● Objective
Isolate every line in the records below with "this" in it.

● Source records
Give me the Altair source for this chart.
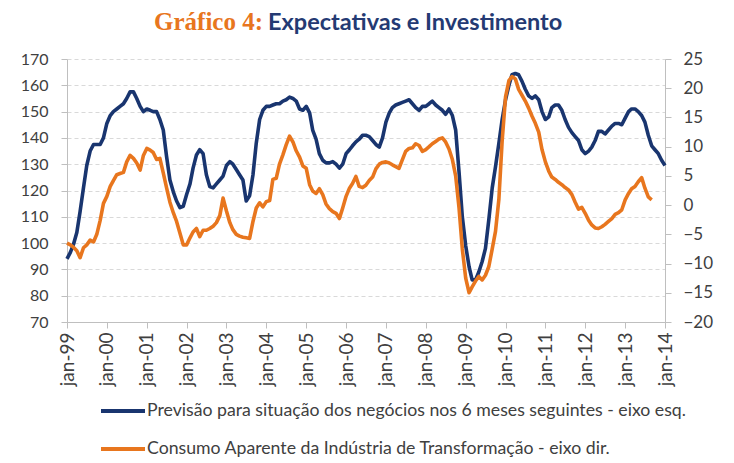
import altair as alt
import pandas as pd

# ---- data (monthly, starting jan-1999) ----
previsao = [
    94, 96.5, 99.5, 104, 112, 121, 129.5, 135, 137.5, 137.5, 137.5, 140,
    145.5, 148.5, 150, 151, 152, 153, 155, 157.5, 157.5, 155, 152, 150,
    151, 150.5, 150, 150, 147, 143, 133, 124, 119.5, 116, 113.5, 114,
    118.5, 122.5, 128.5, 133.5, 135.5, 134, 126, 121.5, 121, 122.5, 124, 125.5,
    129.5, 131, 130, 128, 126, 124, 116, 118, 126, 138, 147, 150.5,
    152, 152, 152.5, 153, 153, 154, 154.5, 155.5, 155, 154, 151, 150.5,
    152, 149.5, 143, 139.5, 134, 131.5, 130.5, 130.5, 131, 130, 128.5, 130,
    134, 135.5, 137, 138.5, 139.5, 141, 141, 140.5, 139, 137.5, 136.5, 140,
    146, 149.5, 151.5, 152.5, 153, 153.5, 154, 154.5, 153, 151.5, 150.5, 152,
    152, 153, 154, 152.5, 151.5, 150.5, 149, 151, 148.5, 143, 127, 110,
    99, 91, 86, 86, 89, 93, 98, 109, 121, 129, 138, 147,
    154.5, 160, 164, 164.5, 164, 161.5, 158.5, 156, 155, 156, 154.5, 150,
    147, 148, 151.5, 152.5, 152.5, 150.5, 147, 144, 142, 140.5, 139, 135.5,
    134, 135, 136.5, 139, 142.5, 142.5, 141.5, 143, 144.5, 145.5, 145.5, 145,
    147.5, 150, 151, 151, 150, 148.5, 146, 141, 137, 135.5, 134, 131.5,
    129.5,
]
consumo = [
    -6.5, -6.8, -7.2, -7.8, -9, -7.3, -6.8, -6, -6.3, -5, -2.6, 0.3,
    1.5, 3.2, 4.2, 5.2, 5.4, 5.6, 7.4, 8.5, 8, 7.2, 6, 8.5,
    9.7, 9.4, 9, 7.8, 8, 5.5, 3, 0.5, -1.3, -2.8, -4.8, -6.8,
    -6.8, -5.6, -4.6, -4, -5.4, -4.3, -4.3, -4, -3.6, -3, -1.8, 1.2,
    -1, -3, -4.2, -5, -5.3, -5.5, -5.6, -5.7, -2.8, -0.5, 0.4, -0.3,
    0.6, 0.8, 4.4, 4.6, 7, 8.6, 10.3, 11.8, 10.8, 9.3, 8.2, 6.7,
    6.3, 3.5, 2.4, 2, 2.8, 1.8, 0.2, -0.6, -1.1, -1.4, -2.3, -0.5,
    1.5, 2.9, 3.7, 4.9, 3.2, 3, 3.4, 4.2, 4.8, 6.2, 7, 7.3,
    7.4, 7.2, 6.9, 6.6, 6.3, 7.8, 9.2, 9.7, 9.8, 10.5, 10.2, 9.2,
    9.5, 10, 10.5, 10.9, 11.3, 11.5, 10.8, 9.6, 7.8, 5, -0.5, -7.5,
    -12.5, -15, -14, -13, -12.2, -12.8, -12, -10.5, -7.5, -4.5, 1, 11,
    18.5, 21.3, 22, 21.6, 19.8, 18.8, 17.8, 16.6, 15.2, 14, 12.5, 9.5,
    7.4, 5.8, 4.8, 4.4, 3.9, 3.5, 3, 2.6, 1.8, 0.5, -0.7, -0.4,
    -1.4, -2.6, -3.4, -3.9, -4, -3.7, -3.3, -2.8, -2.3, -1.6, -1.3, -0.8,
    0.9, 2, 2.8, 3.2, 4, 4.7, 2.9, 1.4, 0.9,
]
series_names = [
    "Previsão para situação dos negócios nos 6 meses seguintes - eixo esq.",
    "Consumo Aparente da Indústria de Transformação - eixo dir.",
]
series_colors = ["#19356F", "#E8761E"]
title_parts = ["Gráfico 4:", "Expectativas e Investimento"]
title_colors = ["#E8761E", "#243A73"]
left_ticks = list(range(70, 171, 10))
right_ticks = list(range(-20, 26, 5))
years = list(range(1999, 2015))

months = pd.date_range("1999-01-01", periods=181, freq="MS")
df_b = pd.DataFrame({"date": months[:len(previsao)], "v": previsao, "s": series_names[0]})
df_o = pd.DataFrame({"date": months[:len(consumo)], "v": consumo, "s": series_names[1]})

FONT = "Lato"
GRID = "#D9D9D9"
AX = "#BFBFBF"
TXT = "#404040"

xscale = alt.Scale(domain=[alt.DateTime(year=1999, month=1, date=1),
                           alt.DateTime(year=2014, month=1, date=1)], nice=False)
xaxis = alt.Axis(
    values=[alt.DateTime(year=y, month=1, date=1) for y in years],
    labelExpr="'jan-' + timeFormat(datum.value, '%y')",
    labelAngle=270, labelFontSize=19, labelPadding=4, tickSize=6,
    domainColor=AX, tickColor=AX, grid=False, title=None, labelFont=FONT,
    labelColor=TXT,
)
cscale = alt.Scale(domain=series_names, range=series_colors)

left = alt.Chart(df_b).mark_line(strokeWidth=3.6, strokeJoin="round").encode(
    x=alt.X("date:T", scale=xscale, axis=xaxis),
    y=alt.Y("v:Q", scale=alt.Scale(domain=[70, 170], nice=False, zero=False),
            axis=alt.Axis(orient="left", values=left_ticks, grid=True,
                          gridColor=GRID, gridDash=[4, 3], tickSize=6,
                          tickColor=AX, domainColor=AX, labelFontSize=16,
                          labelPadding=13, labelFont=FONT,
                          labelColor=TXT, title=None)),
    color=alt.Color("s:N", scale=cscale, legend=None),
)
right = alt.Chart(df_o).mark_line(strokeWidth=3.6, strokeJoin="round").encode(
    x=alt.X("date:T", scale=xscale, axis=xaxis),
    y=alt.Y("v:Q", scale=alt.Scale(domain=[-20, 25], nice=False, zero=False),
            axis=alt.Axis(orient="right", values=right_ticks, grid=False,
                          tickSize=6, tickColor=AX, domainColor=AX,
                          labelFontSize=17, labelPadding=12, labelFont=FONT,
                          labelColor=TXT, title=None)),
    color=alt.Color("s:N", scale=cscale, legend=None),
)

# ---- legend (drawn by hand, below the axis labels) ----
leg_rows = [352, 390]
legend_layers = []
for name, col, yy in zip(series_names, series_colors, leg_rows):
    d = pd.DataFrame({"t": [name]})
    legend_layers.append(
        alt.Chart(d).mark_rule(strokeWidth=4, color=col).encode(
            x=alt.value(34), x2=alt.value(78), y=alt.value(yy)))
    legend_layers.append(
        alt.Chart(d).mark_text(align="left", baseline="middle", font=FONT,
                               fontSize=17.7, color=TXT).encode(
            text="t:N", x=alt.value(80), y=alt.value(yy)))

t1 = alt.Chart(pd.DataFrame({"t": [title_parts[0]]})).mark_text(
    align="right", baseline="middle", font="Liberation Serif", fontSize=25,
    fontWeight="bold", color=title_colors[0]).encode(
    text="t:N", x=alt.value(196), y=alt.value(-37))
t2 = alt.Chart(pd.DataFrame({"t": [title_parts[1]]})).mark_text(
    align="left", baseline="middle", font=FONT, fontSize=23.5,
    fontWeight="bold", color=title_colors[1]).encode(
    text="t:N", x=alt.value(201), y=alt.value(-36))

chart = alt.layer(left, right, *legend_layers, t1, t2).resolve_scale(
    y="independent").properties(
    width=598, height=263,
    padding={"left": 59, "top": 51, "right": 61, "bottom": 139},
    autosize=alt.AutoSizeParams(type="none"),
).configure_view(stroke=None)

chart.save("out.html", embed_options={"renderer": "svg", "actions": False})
* * *
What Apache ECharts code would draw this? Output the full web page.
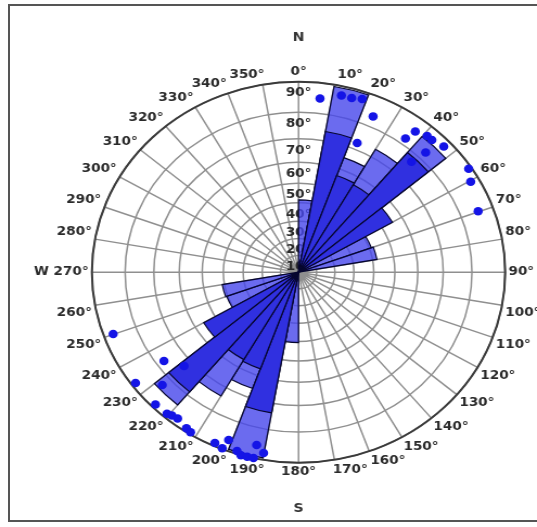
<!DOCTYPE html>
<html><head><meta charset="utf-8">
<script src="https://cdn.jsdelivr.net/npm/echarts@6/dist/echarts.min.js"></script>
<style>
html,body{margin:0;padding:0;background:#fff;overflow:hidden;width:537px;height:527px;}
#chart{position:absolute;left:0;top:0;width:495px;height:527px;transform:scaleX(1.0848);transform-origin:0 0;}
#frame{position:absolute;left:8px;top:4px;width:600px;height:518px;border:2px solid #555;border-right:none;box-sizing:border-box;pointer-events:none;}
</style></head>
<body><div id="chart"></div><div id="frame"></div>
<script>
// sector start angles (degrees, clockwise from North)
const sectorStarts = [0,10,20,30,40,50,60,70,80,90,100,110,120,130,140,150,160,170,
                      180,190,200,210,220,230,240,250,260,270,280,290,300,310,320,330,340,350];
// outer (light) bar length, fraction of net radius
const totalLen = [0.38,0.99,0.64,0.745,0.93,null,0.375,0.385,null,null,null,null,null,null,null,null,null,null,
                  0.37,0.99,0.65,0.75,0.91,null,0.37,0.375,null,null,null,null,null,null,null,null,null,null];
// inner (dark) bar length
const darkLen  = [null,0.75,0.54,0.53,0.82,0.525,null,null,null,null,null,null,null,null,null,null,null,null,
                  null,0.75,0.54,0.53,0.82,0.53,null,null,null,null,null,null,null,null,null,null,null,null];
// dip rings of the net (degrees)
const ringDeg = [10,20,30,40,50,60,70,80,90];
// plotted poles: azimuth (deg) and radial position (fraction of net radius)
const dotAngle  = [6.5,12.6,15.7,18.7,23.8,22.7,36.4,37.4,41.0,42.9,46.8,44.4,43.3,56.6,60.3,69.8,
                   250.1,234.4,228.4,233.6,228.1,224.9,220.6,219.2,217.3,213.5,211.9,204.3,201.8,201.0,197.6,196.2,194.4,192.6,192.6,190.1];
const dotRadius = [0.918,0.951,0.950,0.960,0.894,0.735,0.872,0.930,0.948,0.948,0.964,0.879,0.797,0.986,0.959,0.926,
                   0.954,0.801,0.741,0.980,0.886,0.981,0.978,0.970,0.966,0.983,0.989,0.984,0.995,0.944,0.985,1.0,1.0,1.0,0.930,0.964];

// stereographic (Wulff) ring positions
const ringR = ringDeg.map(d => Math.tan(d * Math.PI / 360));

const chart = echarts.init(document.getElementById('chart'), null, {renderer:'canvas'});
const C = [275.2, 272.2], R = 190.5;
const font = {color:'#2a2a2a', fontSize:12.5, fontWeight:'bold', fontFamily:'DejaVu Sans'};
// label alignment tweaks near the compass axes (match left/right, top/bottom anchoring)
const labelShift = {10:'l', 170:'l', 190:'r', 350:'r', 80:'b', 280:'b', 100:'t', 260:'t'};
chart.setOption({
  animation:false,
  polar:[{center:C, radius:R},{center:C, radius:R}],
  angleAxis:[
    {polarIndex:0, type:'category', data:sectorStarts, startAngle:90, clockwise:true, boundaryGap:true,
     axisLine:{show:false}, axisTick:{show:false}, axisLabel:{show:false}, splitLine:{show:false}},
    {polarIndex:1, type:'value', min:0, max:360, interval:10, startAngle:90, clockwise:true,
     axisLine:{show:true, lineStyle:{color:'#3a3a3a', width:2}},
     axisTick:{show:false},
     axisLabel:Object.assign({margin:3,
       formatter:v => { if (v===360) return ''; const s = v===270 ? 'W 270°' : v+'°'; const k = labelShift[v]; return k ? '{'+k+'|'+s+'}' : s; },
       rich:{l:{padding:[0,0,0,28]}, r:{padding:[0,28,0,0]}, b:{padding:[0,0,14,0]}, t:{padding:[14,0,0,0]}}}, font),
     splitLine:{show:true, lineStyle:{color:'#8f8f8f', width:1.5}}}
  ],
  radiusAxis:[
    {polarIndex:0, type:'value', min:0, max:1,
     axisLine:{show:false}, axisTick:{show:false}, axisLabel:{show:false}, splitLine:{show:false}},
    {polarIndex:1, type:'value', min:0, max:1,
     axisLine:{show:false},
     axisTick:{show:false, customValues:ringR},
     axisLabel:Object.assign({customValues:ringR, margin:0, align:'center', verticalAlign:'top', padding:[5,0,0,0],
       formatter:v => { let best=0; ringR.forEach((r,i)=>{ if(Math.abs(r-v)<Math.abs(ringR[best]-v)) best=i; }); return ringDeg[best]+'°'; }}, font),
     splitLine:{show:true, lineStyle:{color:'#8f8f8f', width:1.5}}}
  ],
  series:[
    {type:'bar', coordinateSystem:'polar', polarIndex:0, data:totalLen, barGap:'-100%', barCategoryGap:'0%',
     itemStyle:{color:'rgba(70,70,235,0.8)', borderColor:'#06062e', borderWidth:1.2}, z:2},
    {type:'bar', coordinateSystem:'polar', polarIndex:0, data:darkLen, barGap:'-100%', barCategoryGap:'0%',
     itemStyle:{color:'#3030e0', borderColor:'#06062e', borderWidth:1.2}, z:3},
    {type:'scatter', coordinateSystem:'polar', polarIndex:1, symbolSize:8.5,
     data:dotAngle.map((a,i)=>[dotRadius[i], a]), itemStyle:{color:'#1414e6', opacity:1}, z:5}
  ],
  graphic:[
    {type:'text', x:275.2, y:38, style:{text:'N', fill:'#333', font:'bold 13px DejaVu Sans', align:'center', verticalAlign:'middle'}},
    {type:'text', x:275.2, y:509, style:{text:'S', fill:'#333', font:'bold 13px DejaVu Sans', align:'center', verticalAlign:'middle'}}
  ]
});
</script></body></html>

● Exercise result
Give me the Altair source for this chart.
What Apache ECharts code would draw this? Output the full web page.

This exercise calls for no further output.